» **Problem requirements**: Tally the lines containing the word "LaTeX", and report the tally alone.

**** Material for the task ****

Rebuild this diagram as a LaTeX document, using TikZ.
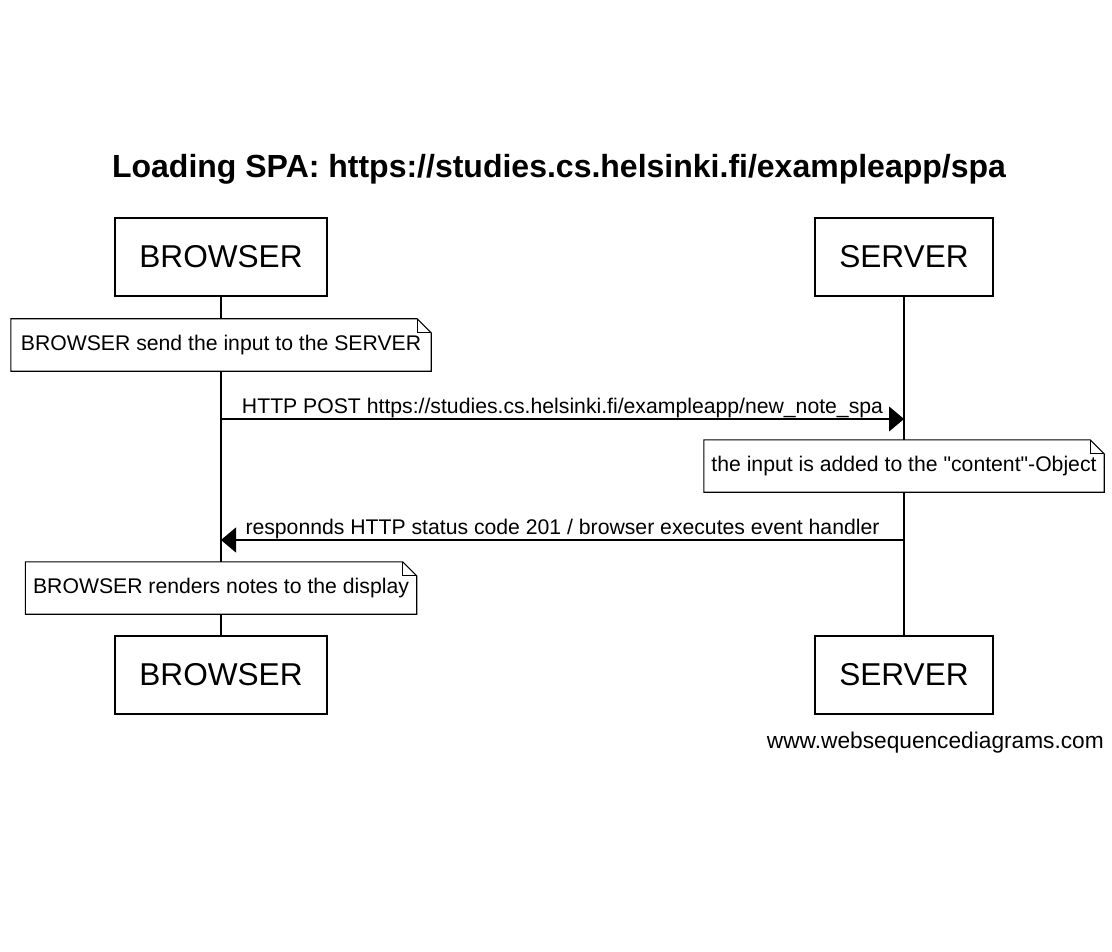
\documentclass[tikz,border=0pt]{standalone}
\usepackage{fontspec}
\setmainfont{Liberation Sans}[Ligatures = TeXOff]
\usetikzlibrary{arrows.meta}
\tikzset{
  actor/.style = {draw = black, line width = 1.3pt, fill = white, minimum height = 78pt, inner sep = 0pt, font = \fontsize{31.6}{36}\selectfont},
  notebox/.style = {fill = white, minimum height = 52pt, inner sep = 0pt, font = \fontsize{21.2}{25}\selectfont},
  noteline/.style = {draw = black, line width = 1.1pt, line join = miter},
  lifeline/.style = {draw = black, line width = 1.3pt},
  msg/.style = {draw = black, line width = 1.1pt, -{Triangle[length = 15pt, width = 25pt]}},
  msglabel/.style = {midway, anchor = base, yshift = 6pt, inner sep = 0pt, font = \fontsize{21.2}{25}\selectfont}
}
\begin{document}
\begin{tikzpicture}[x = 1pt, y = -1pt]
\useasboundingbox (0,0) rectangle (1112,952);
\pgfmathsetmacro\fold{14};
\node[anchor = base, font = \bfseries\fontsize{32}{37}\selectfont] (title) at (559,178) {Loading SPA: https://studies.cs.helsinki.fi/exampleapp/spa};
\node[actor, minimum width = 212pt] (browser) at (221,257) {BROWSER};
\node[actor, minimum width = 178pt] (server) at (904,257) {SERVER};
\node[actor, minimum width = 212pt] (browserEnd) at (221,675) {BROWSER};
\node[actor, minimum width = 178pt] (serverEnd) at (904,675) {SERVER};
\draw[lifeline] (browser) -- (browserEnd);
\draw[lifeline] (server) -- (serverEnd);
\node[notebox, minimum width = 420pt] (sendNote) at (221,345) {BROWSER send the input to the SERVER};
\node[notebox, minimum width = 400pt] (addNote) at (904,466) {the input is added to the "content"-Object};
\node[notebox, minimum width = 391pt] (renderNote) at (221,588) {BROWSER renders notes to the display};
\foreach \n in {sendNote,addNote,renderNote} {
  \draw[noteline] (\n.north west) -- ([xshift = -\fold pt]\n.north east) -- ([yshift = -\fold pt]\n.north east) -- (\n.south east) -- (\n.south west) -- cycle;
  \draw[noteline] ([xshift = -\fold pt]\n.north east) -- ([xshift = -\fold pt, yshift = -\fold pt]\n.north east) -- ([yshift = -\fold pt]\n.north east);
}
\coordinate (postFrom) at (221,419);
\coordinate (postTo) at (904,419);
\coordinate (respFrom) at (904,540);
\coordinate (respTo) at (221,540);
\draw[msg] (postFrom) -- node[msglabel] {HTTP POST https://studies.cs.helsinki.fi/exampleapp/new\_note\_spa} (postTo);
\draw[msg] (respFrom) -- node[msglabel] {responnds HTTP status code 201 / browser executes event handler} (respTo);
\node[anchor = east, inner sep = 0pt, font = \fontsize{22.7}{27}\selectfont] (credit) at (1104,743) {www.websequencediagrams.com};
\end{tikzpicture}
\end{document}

****
**** Material for the task ****

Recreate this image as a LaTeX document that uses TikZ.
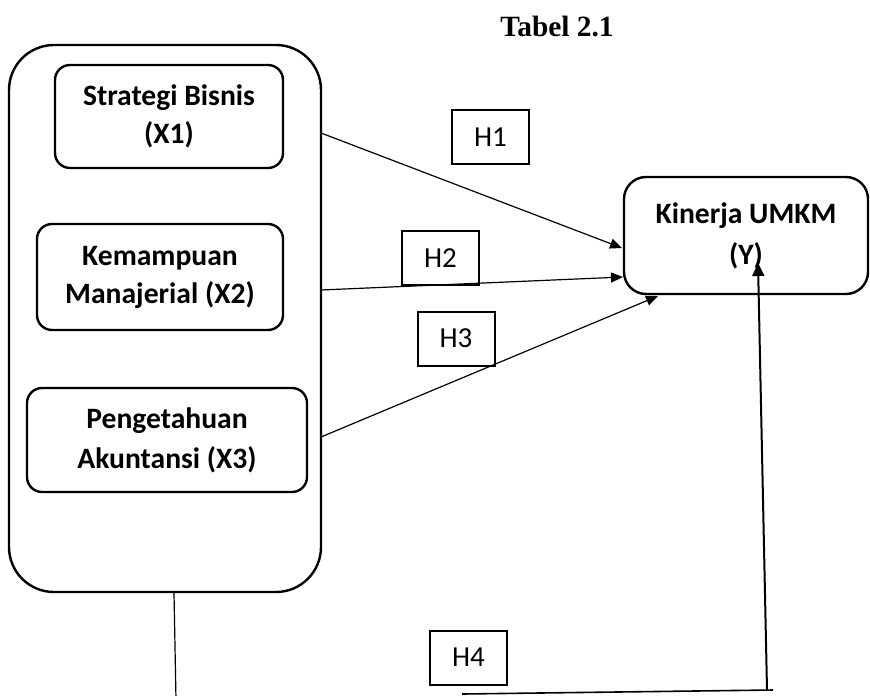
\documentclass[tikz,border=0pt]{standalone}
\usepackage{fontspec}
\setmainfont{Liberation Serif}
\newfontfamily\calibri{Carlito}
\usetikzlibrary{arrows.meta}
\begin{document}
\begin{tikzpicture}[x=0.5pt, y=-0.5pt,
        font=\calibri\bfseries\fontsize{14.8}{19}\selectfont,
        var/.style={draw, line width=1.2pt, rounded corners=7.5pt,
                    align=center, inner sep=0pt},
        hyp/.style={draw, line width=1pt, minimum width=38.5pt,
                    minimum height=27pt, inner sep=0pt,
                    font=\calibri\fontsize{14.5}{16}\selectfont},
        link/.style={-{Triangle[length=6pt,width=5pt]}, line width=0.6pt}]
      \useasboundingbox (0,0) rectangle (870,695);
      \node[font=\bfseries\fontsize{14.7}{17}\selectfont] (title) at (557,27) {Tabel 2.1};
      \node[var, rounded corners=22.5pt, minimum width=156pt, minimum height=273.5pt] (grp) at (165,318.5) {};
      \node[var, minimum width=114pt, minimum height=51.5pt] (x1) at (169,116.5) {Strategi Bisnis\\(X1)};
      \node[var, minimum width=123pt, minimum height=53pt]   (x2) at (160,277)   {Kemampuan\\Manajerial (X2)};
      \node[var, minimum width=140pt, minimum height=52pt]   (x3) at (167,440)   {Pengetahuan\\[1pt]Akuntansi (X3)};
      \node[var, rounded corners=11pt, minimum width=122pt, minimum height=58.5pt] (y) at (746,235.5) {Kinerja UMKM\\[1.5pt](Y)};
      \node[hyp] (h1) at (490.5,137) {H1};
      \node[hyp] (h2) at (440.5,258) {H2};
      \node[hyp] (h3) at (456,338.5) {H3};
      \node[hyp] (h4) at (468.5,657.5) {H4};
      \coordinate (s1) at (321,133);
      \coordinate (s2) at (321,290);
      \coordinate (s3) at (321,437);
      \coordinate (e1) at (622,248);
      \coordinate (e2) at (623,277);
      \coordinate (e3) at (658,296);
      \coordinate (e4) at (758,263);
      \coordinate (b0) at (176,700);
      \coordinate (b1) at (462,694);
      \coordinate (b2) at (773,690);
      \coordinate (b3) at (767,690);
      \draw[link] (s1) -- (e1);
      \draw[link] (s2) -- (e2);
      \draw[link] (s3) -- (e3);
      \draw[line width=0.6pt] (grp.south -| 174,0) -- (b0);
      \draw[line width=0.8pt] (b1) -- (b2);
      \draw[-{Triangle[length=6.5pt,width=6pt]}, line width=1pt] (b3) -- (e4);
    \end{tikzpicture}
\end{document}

****

» **Result below**: 2